### WRITTEN TASK
Repeat exactly the lines running from the first line of the data to the line containing "from bokeh.resources import INLINE", both ends included, and nothing else; drop the pictures.

— Start of AVAILABLE DATA —

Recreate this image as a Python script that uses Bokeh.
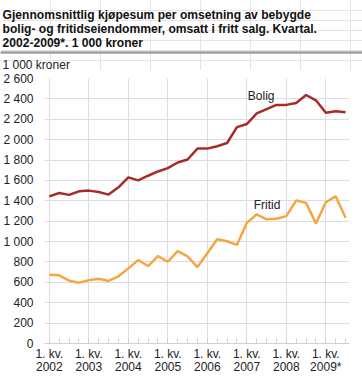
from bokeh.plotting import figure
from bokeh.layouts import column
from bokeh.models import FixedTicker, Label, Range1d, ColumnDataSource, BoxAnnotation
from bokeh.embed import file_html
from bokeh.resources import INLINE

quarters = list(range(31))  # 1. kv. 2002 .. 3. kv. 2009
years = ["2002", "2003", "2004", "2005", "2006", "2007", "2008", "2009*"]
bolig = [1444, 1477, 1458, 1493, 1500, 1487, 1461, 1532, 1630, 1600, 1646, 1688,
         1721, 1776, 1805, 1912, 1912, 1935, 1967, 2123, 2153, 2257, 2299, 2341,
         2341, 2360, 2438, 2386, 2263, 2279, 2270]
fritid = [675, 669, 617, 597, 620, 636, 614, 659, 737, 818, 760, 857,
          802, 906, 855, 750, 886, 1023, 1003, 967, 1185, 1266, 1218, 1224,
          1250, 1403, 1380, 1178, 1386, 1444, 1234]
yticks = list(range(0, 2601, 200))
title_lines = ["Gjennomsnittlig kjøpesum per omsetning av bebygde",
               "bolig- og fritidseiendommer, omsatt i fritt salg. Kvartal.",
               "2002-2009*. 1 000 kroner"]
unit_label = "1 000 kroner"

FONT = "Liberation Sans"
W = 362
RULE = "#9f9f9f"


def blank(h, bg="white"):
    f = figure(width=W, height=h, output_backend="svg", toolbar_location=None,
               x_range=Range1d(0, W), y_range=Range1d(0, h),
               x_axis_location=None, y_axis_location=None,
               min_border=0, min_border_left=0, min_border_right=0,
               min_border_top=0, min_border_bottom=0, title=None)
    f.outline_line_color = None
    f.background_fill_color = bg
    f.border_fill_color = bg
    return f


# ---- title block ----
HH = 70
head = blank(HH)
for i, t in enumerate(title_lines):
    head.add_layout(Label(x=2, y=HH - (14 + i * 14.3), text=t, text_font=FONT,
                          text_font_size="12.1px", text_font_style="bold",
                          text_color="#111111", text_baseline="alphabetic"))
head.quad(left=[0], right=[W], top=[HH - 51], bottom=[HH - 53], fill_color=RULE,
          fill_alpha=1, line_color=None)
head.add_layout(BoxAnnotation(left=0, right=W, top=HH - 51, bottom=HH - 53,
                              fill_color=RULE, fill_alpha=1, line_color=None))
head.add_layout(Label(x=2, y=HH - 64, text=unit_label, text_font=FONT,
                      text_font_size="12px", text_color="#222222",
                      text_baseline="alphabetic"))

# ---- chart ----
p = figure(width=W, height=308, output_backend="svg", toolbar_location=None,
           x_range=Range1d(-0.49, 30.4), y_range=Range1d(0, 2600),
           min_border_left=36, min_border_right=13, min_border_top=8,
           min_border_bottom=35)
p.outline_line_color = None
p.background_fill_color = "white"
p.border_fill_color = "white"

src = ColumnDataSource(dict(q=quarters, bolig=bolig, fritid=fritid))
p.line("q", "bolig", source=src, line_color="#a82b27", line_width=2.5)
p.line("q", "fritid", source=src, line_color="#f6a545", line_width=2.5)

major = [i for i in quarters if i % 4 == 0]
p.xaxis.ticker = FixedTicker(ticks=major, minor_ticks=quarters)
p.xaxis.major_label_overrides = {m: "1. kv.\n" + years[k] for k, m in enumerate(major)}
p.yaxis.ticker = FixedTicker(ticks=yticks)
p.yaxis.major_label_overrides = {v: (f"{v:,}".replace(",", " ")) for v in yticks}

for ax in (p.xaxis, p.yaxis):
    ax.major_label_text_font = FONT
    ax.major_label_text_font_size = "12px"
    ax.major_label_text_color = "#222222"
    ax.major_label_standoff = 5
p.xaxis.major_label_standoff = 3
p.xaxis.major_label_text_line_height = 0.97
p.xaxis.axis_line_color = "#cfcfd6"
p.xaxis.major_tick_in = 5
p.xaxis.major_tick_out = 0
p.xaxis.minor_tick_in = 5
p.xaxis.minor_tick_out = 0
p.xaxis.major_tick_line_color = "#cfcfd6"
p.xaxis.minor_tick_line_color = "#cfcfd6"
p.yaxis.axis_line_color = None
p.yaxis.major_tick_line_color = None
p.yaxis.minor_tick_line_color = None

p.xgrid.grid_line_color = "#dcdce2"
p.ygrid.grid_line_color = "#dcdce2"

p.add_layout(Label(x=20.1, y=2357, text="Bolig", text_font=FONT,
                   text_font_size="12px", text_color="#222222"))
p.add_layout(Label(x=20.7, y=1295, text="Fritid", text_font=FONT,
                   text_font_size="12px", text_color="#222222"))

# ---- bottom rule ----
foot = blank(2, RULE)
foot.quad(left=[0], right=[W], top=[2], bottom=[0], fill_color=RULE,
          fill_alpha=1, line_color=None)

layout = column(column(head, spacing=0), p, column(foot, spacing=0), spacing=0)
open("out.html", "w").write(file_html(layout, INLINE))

— End of AVAILABLE DATA —

### TASK SOLUTION
Recreate this image as a Python script that uses Bokeh.
from bokeh.plotting import figure
from bokeh.layouts import column
from bokeh.models import FixedTicker, Label, Range1d, ColumnDataSource, BoxAnnotation
from bokeh.embed import file_html
from bokeh.resources import INLINE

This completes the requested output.